WHAT THE TASK ASKS »
Search the data for the word "this". Reproduce every line where it is found.

AVAILABLE RECORDS »

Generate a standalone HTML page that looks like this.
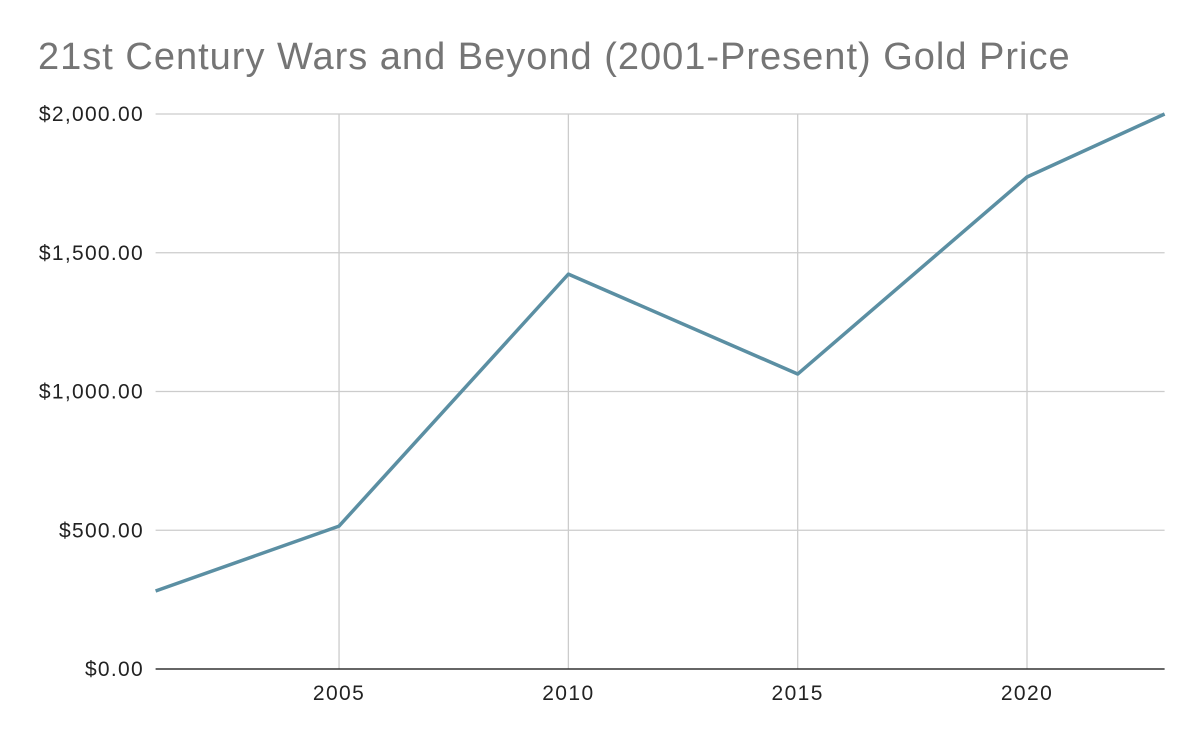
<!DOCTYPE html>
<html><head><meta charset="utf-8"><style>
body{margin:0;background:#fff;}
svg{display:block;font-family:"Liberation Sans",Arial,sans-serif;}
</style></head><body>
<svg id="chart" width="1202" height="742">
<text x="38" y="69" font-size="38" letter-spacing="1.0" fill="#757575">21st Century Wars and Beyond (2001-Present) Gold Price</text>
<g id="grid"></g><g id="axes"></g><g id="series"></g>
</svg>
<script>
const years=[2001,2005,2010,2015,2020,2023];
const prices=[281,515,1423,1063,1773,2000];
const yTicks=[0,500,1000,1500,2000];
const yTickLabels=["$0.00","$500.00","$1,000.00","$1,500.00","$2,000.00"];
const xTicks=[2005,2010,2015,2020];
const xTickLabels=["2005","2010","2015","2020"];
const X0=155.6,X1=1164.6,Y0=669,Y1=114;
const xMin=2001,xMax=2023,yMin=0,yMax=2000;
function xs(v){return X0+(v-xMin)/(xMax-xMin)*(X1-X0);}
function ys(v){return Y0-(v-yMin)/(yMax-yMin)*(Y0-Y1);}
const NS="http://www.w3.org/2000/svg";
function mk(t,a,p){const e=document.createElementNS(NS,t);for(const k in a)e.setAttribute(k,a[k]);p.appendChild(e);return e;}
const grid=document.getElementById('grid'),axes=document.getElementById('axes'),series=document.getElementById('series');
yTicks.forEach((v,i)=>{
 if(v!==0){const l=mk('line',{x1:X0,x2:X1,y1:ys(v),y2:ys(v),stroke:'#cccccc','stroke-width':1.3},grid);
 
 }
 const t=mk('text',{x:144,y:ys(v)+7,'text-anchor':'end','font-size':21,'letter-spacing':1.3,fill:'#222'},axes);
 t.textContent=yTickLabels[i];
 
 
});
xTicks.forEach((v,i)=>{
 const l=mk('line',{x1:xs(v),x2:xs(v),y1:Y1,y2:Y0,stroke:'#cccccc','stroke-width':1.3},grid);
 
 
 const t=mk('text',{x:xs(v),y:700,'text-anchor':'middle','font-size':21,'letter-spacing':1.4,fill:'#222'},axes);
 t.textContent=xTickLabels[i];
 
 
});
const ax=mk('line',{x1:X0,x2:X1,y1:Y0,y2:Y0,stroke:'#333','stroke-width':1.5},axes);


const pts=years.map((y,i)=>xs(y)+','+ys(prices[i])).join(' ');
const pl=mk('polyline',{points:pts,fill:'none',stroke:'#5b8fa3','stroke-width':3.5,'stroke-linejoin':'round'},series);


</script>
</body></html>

---

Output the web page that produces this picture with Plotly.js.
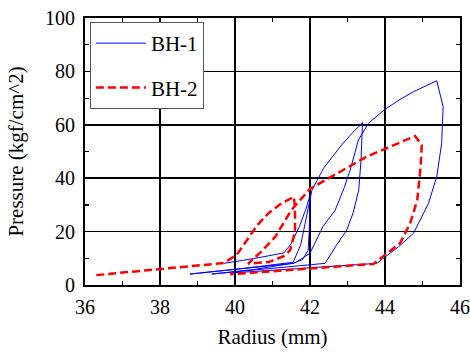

RESPONSE TO THE EXERCISE »
Generate a standalone HTML page that looks like this.
Output the web page that produces this picture with Plotly.js.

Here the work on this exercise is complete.